• **Exercise data**
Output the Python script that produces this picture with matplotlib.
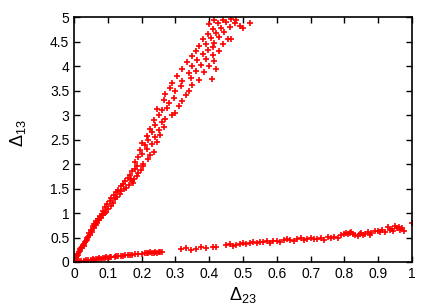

--

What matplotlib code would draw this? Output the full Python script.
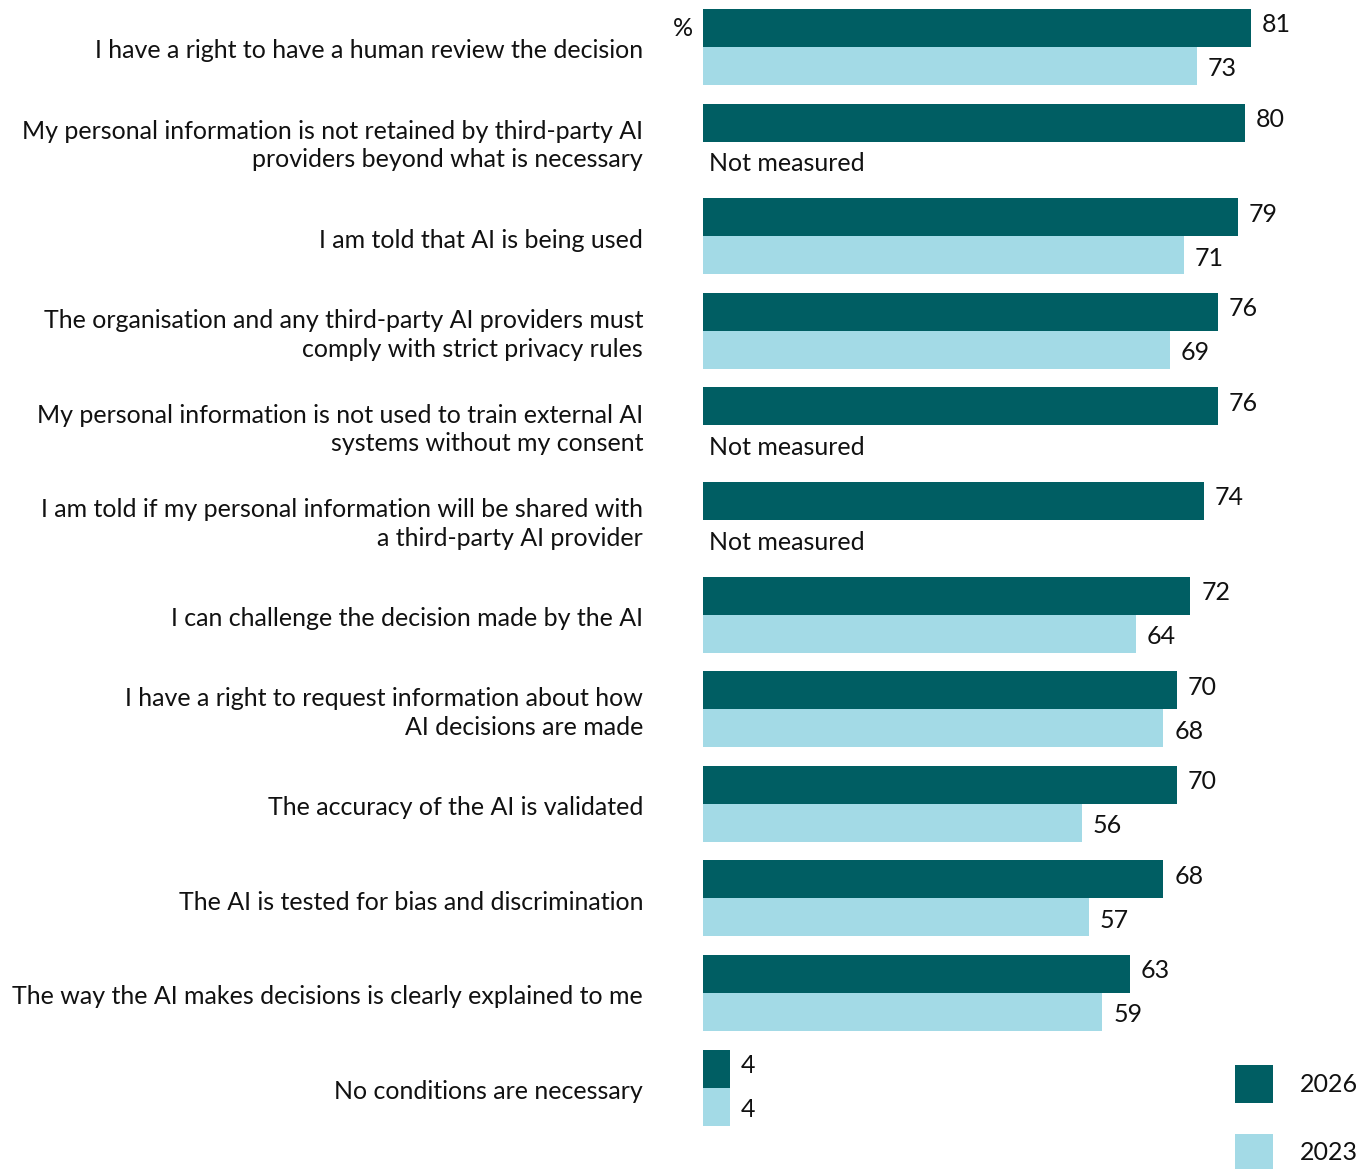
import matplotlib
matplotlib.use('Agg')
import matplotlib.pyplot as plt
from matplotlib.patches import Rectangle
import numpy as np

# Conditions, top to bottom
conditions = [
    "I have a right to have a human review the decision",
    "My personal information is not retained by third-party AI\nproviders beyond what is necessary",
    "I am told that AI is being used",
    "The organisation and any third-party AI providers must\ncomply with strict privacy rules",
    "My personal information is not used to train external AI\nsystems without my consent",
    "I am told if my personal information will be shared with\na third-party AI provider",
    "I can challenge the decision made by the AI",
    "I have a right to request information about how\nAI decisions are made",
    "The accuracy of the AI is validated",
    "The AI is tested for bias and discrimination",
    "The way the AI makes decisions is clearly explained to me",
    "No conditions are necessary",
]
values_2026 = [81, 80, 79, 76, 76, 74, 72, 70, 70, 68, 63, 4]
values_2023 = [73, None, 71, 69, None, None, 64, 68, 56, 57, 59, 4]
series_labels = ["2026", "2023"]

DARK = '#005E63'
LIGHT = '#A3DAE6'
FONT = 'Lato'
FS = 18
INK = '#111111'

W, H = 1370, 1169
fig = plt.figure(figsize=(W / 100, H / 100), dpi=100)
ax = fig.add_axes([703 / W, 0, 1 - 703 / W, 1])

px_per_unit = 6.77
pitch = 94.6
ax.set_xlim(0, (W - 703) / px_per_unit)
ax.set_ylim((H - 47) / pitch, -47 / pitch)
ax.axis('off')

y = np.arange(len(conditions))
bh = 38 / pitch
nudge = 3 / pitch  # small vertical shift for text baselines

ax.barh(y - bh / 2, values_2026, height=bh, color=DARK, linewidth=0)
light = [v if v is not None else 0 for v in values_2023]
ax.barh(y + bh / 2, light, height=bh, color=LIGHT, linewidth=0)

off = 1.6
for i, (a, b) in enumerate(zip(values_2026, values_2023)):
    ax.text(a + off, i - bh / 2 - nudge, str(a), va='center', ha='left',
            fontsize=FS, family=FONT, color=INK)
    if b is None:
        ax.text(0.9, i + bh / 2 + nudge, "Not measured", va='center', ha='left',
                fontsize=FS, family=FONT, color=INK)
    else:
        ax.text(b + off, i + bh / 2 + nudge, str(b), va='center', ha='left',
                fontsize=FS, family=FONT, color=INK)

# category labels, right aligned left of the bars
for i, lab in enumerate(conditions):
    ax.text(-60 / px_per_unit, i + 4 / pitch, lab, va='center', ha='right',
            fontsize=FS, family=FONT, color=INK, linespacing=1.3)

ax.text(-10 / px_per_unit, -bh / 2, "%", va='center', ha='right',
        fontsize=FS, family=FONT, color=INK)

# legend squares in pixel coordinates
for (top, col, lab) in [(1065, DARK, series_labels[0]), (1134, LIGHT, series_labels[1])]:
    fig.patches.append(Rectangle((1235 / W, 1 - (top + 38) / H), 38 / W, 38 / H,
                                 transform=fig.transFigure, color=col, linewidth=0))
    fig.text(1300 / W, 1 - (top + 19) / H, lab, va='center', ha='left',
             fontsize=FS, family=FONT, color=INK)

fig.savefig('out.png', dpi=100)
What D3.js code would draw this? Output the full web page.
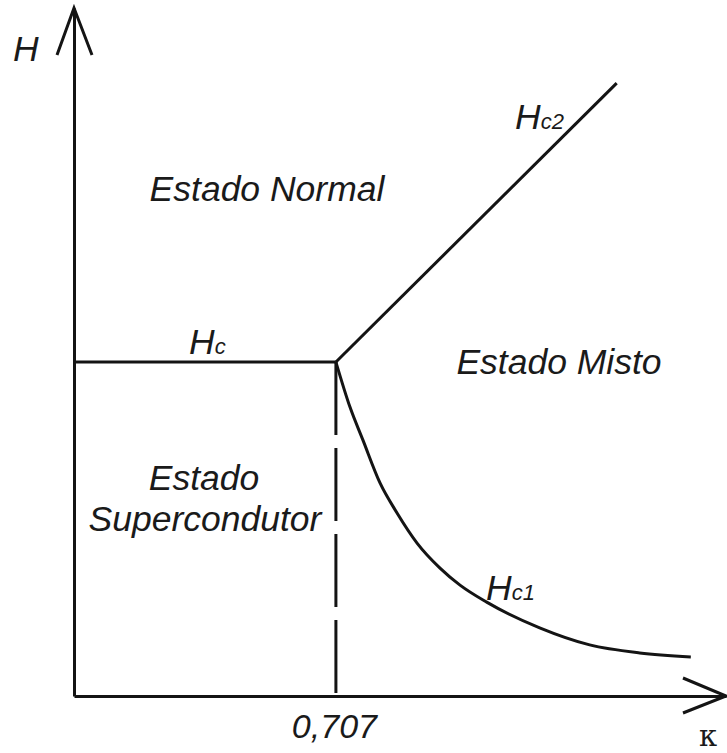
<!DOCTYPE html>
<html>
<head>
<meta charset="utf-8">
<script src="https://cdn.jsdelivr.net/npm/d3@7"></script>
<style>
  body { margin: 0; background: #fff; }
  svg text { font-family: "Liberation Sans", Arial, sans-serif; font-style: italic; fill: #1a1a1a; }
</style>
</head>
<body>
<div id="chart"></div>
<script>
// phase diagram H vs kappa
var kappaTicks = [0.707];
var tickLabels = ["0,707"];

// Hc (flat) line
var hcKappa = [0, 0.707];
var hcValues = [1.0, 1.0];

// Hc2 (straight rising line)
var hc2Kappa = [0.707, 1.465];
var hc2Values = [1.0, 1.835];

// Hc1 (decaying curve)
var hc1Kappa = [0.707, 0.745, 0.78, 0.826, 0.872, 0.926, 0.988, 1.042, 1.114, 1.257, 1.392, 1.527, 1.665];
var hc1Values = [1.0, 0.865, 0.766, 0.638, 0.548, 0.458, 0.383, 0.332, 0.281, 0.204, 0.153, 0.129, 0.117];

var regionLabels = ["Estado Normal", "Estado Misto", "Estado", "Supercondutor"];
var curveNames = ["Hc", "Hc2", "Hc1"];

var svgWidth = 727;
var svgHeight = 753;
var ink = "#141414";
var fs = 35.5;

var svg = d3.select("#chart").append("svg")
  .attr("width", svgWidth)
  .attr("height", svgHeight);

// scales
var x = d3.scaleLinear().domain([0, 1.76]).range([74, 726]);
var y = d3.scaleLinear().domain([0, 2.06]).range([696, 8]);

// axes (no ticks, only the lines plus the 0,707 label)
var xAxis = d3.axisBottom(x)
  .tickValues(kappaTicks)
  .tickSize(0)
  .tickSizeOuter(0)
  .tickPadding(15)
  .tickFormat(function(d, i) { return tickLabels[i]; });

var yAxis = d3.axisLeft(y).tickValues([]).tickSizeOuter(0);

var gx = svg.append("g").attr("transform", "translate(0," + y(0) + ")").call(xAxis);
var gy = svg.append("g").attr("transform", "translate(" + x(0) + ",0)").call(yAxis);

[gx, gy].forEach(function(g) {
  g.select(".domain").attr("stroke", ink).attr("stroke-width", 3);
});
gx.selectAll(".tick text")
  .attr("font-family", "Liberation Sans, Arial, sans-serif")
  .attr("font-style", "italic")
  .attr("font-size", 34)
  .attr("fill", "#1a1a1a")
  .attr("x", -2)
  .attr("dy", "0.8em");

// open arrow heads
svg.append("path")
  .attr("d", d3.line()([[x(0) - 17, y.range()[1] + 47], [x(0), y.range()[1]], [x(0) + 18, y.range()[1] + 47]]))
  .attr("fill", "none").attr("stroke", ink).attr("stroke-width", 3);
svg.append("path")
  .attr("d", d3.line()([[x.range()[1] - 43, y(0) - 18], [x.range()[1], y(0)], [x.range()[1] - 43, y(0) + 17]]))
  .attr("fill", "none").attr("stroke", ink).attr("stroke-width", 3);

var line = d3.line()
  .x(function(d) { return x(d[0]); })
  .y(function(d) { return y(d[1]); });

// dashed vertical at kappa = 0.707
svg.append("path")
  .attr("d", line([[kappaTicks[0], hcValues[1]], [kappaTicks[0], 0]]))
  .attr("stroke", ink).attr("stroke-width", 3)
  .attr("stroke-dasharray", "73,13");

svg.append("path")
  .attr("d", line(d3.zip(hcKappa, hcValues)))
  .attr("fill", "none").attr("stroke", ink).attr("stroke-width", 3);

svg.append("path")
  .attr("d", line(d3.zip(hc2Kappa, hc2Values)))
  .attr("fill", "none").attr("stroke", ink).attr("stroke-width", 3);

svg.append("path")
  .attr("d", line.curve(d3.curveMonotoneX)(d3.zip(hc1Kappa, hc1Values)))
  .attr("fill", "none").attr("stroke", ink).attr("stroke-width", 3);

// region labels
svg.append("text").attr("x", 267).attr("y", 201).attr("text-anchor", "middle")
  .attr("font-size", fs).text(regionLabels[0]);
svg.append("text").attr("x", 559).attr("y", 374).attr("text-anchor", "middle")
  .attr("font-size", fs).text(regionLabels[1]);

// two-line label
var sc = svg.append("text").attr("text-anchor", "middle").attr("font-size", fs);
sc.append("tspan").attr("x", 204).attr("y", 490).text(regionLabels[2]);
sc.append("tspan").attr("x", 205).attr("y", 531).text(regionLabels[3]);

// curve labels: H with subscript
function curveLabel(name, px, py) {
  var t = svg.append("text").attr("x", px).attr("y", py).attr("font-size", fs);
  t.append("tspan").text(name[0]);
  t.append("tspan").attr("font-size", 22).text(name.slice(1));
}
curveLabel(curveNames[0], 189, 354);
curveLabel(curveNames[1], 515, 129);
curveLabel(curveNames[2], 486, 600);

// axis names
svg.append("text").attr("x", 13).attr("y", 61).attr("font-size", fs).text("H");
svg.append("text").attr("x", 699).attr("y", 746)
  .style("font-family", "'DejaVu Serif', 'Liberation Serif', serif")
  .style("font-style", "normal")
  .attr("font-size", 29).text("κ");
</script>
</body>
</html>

==

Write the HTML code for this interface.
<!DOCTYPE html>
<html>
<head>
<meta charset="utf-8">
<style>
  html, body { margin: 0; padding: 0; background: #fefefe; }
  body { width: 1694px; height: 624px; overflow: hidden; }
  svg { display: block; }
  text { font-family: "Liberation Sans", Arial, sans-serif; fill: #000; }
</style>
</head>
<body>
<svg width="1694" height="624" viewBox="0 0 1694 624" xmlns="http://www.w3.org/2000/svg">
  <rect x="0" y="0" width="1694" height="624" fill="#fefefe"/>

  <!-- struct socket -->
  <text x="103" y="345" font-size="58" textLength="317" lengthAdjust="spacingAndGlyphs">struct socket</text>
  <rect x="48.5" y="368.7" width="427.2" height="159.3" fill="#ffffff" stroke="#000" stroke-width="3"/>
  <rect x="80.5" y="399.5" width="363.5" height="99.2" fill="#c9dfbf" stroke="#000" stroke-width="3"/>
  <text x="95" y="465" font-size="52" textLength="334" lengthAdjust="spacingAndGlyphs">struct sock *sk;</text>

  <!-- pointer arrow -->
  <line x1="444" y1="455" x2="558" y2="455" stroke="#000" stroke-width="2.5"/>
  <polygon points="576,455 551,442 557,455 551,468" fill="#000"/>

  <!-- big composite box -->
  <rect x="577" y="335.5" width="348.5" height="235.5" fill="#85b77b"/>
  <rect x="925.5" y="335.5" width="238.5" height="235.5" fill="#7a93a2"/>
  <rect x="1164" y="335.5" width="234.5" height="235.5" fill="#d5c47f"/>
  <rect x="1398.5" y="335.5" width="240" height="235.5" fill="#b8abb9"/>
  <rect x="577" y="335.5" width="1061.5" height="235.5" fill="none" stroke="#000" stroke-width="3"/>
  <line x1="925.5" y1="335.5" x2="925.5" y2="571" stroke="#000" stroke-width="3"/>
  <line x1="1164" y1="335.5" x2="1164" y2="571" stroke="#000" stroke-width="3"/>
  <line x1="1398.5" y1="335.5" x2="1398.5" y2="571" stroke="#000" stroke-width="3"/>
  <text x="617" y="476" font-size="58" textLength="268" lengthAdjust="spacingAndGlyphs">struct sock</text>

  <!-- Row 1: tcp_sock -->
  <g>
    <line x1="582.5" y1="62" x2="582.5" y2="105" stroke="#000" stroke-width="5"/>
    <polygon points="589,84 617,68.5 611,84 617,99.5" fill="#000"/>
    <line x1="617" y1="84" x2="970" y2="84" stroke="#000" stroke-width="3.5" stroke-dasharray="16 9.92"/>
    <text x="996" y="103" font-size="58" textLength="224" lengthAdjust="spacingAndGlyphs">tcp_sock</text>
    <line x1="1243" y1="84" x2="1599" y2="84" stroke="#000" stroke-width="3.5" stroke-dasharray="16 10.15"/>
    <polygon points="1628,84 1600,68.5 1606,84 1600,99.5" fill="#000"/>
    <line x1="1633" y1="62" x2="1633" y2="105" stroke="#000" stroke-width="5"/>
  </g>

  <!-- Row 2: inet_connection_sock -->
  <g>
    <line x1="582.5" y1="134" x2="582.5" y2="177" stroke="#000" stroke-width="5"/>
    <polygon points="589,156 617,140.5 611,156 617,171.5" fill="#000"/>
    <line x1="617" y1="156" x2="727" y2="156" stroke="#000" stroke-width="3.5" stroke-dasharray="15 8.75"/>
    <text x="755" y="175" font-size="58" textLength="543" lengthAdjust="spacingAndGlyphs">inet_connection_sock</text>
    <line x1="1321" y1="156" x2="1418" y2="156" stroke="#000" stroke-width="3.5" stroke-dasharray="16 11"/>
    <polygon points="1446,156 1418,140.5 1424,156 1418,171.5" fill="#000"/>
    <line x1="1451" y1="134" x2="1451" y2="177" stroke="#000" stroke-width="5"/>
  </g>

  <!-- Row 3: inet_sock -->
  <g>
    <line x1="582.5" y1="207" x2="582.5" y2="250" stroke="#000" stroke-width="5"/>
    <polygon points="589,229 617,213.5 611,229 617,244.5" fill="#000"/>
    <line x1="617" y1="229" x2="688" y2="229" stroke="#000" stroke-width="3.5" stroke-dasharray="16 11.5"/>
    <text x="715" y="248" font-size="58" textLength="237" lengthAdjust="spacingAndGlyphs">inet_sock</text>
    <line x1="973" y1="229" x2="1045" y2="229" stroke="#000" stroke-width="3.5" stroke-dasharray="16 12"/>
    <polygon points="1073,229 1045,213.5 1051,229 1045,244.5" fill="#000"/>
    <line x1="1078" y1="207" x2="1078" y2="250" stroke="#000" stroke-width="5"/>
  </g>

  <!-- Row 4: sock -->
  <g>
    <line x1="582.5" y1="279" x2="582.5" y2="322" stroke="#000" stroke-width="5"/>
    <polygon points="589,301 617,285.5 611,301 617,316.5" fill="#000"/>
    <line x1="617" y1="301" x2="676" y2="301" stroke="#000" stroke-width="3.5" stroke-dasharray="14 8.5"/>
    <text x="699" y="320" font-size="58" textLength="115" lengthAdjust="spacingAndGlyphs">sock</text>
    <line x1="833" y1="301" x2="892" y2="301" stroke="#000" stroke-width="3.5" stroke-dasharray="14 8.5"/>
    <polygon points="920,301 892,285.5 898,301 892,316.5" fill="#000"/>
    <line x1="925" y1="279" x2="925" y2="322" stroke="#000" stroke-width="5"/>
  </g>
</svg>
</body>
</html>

• **Task to complete**
Skip the pictures. Set down only the lines from the one containing "What D3.js code" through the one containing "var hc2Values = [1.0, 1.835];", exactly as they appear, ends included.

• **Output below**
What D3.js code would draw this? Output the full web page.
<!DOCTYPE html>
<html>
<head>
<meta charset="utf-8">
<script src="https://cdn.jsdelivr.net/npm/d3@7"></script>
<style>
  body { margin: 0; background: #fff; }
  svg text { font-family: "Liberation Sans", Arial, sans-serif; font-style: italic; fill: #1a1a1a; }
</style>
</head>
<body>
<div id="chart"></div>
<script>
// phase diagram H vs kappa
var kappaTicks = [0.707];
var tickLabels = ["0,707"];

// Hc (flat) line
var hcKappa = [0, 0.707];
var hcValues = [1.0, 1.0];

// Hc2 (straight rising line)
var hc2Kappa = [0.707, 1.465];
var hc2Values = [1.0, 1.835];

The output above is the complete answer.